6. To appreciate the second contention some relevant facts may be stated here. The Government Labour Officer, having been apprised of the situation in the garden, made an attempt for conciliation. On September 15, 1952, the employer's representative wanted one day's time in order to enable the employer to participate in the conciliation proceedings, for his representative was to come from the head office at Calcutta. The said representative came on September 17, 1952, and attended the conciliation proceedings but the workmen's representative declined to appear at the conciliation proceedings held on that date on the ground that there was no dispute which required settlement.

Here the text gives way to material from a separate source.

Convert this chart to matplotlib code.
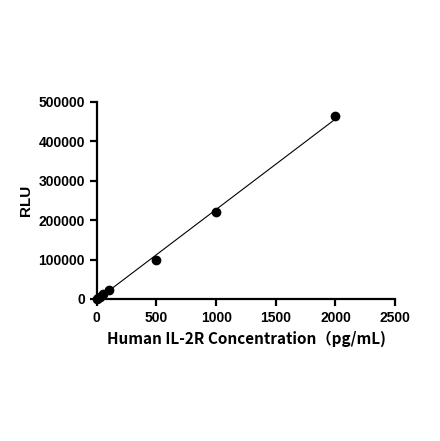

On the said facts it was contended before the Appellate Tribunal that at any rate the workmen were not entitled to any compensation for the period of lock-out after September 17, 1952. The Appellate Tribunal rejected the contention on the ground that the argument was based upon an assumption that in case the workmen's representative had taken part in the conciliation proceedings, the matter would have been settled and the lock-out would have been lifted, and that the said assumption was only a surmise. The same argument has been repeated before us by the learned Attorney-General. This point was not pressed before the Tribunal. That apart, we agree with the view expressed by the Tribunal. Further, the question raised is not such as can be permitted to be raised under Article 136 of the Constitution.
7. In the result, the appeal fails and is dismissed with costs.